Further, there is already a papal precedent for recognizing the genocide. When John Paul II visited the Tzitzernagaberd Memorial in Yerevan, Armenia, in 2001, which memorializes the event, he did not himself use the word “genocide,” referring instead in Armenian to the Metz Yeghern. Yet John Paul and Karekin II put out a joint statement recalling the suffering of “what is generally referred to as the first genocide of the twentieth century.”

Benedict’s visit to Mesrob took place at Sourp Asdvadzadzin (Virgin Mary) Church in Kumkapi, an Armenian enclave in Istanbul. He conducted an ecumenical service in the church, which was attended by about 600 people. Afterwards, he and Mesrob II met one-on-one.

“A peaceful dialogue between Turkish and Armenian peoples is obligatory and our most important expectation,” Mesrob said in remarks at the service.

Mesrob said that the Armenian Patriarchy of Constantinopole has strong ties with Vatican, and that one of the ancient Armenian churches of the city, which does not operate at present, was once open for both Armenian believers and Catholics.

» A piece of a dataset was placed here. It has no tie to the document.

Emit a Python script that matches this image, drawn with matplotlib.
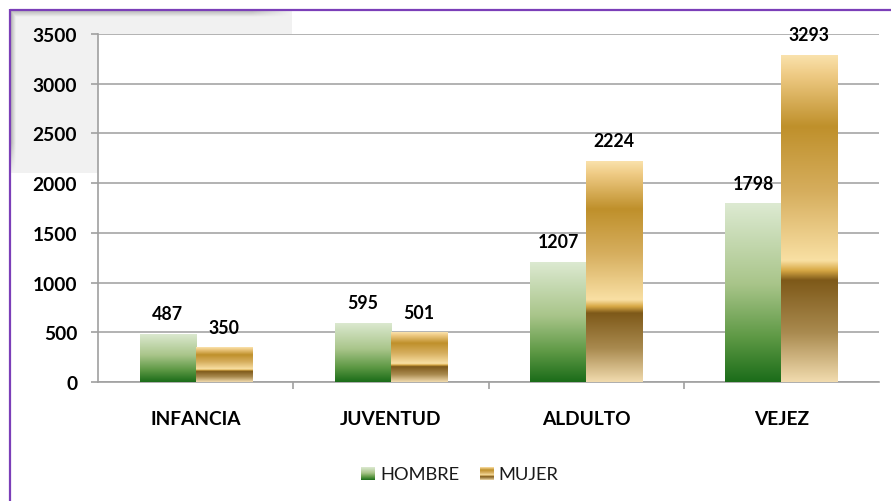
import numpy as np
import matplotlib
matplotlib.use('Agg')
import matplotlib.pyplot as plt
from matplotlib.colors import LinearSegmentedColormap, to_rgb

categories = ['INFANCIA', 'JUVENTUD', 'ALDULTO', 'VEJEZ']
hombre = [487, 595, 1207, 1798]
mujer = [350, 501, 2224, 3293]
series_names = ['HOMBRE', 'MUJER']
yticks = [0, 500, 1000, 1500, 2000, 2500, 3000, 3500]

plt.rcParams['font.family'] = ['Lato', 'DejaVu Sans']

W, H = 891, 502
fig = plt.figure(figsize=(W / 100, H / 100), dpi=100)

green_cmap = LinearSegmentedColormap.from_list('g', [
    (0.0, '#DDEAD2'), (0.45, '#A9C58A'), (0.75, '#5E9945'), (1.0, '#1B6C19')])
gold_cmap = LinearSegmentedColormap.from_list('m', [
    (0.0, '#FAE3AE'), (0.06, '#EFCB85'), (0.22, '#BF902B'), (0.42, '#D6AE5E'),
    (0.63, '#F9E0A4'), (0.66, '#D8A945'), (0.69, '#7E5919'), (0.85, '#A98A4F'),
    (1.0, '#F1DBAE')])
cmaps = [green_cmap, gold_cmap]

# ---- background decorations (pixel coordinates) ----
bg = fig.add_axes([0, 0, 1, 1], zorder=0)
bg.set_xlim(0, W)
bg.set_ylim(H, 0)
bg.axis('off')

bx0, bx1, by0, by1 = 10, 292, 10, 174
xs = np.arange(bx0, bx1) + 0.5
ys = np.arange(by0, by1) + 0.5
XX, YY = np.meshgrid(xs, ys)
base = np.array(to_rgb('#F2F2F2'))
dark = np.array(to_rgb('#A8A8A8'))
t_top = np.clip(1 - (YY - by0) / 8.0, 0, 1) * np.clip((bx1 - XX) / 40.0, 0, 1)
t_left = np.clip(1 - (XX - bx0) / 6.0, 0, 1) * np.clip((by1 - YY) / 30.0, 0, 1)
t = np.maximum(t_top, t_left)[..., None]
img = base * (1 - t) + dark * t
bg.imshow(img, extent=[bx0, bx1, by1, by0], aspect='auto', interpolation='bilinear')
bg.set_xlim(0, W)
bg.set_ylim(H, 0)
purple = '#7B3FB8'
bg.plot([10, W], [10.5, 10.5], color=purple, lw=1.6, solid_capstyle='butt')
bg.plot([10, 10], [10, H], color=purple, lw=1.6, solid_capstyle='butt')

# ---- main chart ----
ax = fig.add_axes([98 / W, 1 - 383 / H, (879 - 98) / W, (383 - 35) / H], zorder=1)
ax.set_facecolor('white')

bw = 0.287
xpos = np.arange(len(categories))
grad = np.linspace(0, 1, 256).reshape(-1, 1)
for s, (vals, off) in enumerate([(hombre, -bw / 2), (mujer, bw / 2)]):
    bars = ax.bar(xpos + off, vals, width=bw, facecolor='none', edgecolor='none', zorder=3)
    for patch, v in zip(bars.patches, vals):
        x0 = patch.get_x()
        im = ax.imshow(grad, cmap=cmaps[s], extent=[x0, x0 + bw, 0, v],
                       aspect='auto', origin='upper', zorder=3, interpolation='bilinear')
        im.set_clip_path(patch)
        ax.annotate(f'{v}', (x0 + bw / 2, v), xytext=(0, 10.5), textcoords='offset points',
                    ha='center', va='baseline', fontsize=12.8, fontweight='bold',
                    color='black', zorder=4)

ax.set_xlim(-0.5, 3.5)
ax.set_ylim(0, 3500)
ax.set_yticks(yticks)
ax.set_yticklabels([str(v) for v in yticks], fontweight='bold', fontsize=13.8)
ax.set_xticks(xpos)
ax.set_xticklabels(categories, fontweight='bold', fontsize=13.8)
ax.set_xticks([0.5, 1.5, 2.5], minor=True)
ax.tick_params(axis='x', which='major', length=0, pad=20)
ax.tick_params(axis='x', which='minor', length=5, color='#A0A0A0', width=1.2)
ax.tick_params(axis='y', length=5, color='#A0A0A0', width=1.2, pad=10)
ax.yaxis.grid(True, color='#A6A6A6', linewidth=1.2)
ax.set_axisbelow(True)
for sp in ['top', 'right']:
    ax.spines[sp].set_visible(False)
for sp in ['left', 'bottom']:
    ax.spines[sp].set_color('#A0A0A0')
    ax.spines[sp].set_linewidth(1.2)

# ---- legend ----
leg_items = [(361, 380), (480, 498)]
for s, (sx, tx) in enumerate(leg_items):
    la = fig.add_axes([sx / W, 1 - 481 / H, 14 / W, 13 / H], zorder=2)
    la.imshow(grad, cmap=cmaps[s], aspect='auto', interpolation='bilinear')
    la.axis('off')
    fig.text(tx / W, 1 - 474.5 / H, series_names[s], va='center', ha='left', fontsize=13.2,
             color='#1a1a1a')

fig.savefig('out.png', dpi=100)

Mesrob II presented Benedict with a communion cup made by Armenian jewelers in 1820. Mesrob and Benedict also dedicated an Armenian khachkar, or memorial, inside the church listing the popes who have visited the Armenian Patriarchy of the Constantinople.

Afterwards, a reception was given in honor of Benedict. Mesrob told NCR that despite a grueling travel schedule for the 79-year-old pontiff, the pope’s musical acumen was undimmed. An Armenian chorus performed, and afterwards Benedict mentioned to Mesrob that he though he detected some Germanic elements in the arrangement. The startled Mesrob said that, in fact, the traditional Armenian music had been scored by a German.

“He picked it up right away,” Mesrob said. “He’s got a great ear.”

Benedict’s careful choice of language with the Armenians, and for that matter throughout the course of his four-day trip in Turkey, suggests that he has put that “great ear” to work after Regensburg.